Genetically lowered vitamin D level increases risk of multiple sclerosis
Study involving tens of thousands of people adds weight to observation that low vitamin D levels are associated with multiple sclerosis.
Anyone experiencing the current UK summer might well fret about their vitamin D levels. The so-called ‘sunshine vitamin’ is essential for the absorption of calcium, essential for good skeletal health. Thus far observational studied have shown that lower levels of vitamin D are associated with increased risk of multiple sclerosis, an autoimmune condition affecting the nerves, brain and spinal cord. Now the genetics appear to be on side too.
The International Multiple Sclerosis Genetics Consortium study, published this week in PLOS Medicine, measured genetically reduced vitamin D levels and susceptibility to MS in 14,498 people with the condition and 24,091 without. Their results show a strong association between reduced vitamin D level and increased MS risk.

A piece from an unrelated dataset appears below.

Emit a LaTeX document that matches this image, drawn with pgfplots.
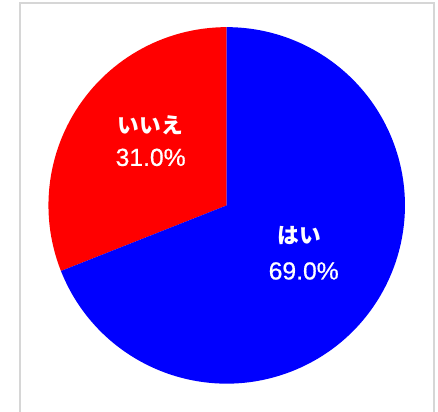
\documentclass[border=0pt]{standalone}
\usepackage{pgfplots}
\pgfplotsset{compat=1.18}
\usepackage{pgfplotstable}
\usepackage{fontspec}
\setmainfont{Liberation Sans}
\newfontfamily\numfont[FakeBold=0.6]{Liberation Sans}
\newfontfamily\jp{Noto Sans CJK JP}
\definecolor{framegray}{HTML}{D6D6D6}
\definecolor{pieblue}{HTML}{0000FF}
\definecolor{piered}{HTML}{FF0000}
% share of each answer, in percent
\pgfplotstableread{
idx value
0 31.0
1 69.0
}\piedata
\begin{document}
\pgfplotstablegetelem{0}{value}\of\piedata
\pgfmathsetmacro{\va}{\pgfplotsretval}
\pgfmathsetmacro{\aend}{90+3.6*\va}
\begin{tikzpicture}
\begin{axis}[scale only axis, width=438pt, height=417pt,
  xmin=0, xmax=438, ymin=0, ymax=417, hide axis, clip=false]
\coordinate (bl) at (axis cs:0,0);
\coordinate (tr) at (axis cs:438,417);
\fill[white] (axis cs:0,0) rectangle (axis cs:438,417);
\fill[piered] (axis cs:224,209) -- ++(90:180.5pt) arc[start angle=90, end angle=\aend, radius=180.5pt] -- cycle;
\fill[pieblue] (axis cs:224,209) -- ++(\aend:180.5pt) arc[start angle=\aend, end angle=450, radius=180.5pt] -- cycle;
\draw[framegray, line width=2pt] (axis cs:14.3,0) -- (axis cs:14.3,414) -- (axis cs:434,414) -- (axis cs:434,0);
\node[anchor=base, text=white, inner sep=0pt, font={\fontsize{22pt}{22pt}\selectfont\jp\bfseries}] at (axis cs:146.5,281.4) {いいえ};
\node[anchor=base, text=white, inner sep=0pt, font={\fontsize{25pt}{25pt}\selectfont\numfont}] at (axis cs:147,249) {31.0\%};
\node[anchor=base, text=white, inner sep=0pt, font={\fontsize{22pt}{22pt}\selectfont\jp\bfseries}] at (axis cs:297.5,170.4) {はい};
\node[anchor=base, text=white, inner sep=0pt, font={\fontsize{25pt}{25pt}\selectfont\numfont}] at (axis cs:302,134) {69.0\%};
\end{axis}
\pgfresetboundingbox
\useasboundingbox (bl) rectangle (tr);
\end{tikzpicture}
\end{document}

However, it is not possible to infer causation from this study, because people who develop MS may well share another unknown characteristic that also increases their disease risk.
Speaking to the BBC Dr Susan Kohlhaas, from the MS Society, said: “There are many unanswered questions around what causes MS, so this large scale study is an exciting step towards understanding more about the complex nature of the genetic and environmental factors that contribute to it.”
“We’d also welcome more research into this area, as we know it’s really important to people living with MS.”
Immunologist Prof Danny Altmann, from Imperial College London, said: “Vitamin D is relatively cheap, safe and many of us would be all the healthier if we could achieve the serum levels that our ancient ancestors presumably acquired when roaming outdoors in temperate climates, unclothed and eating a diverse diet including oily fish.”
“While it may be too much to expect therapeutic vitamin D to treat or reverse ongoing MS, this paper will add to the weight of argument for routine vitamin-D supplementation of foodstuffs as a broad, preventative, public health measure.”
The UK government is currently considering whether to recommend that us sun-starved Brits be taking regular vitamin D supplements.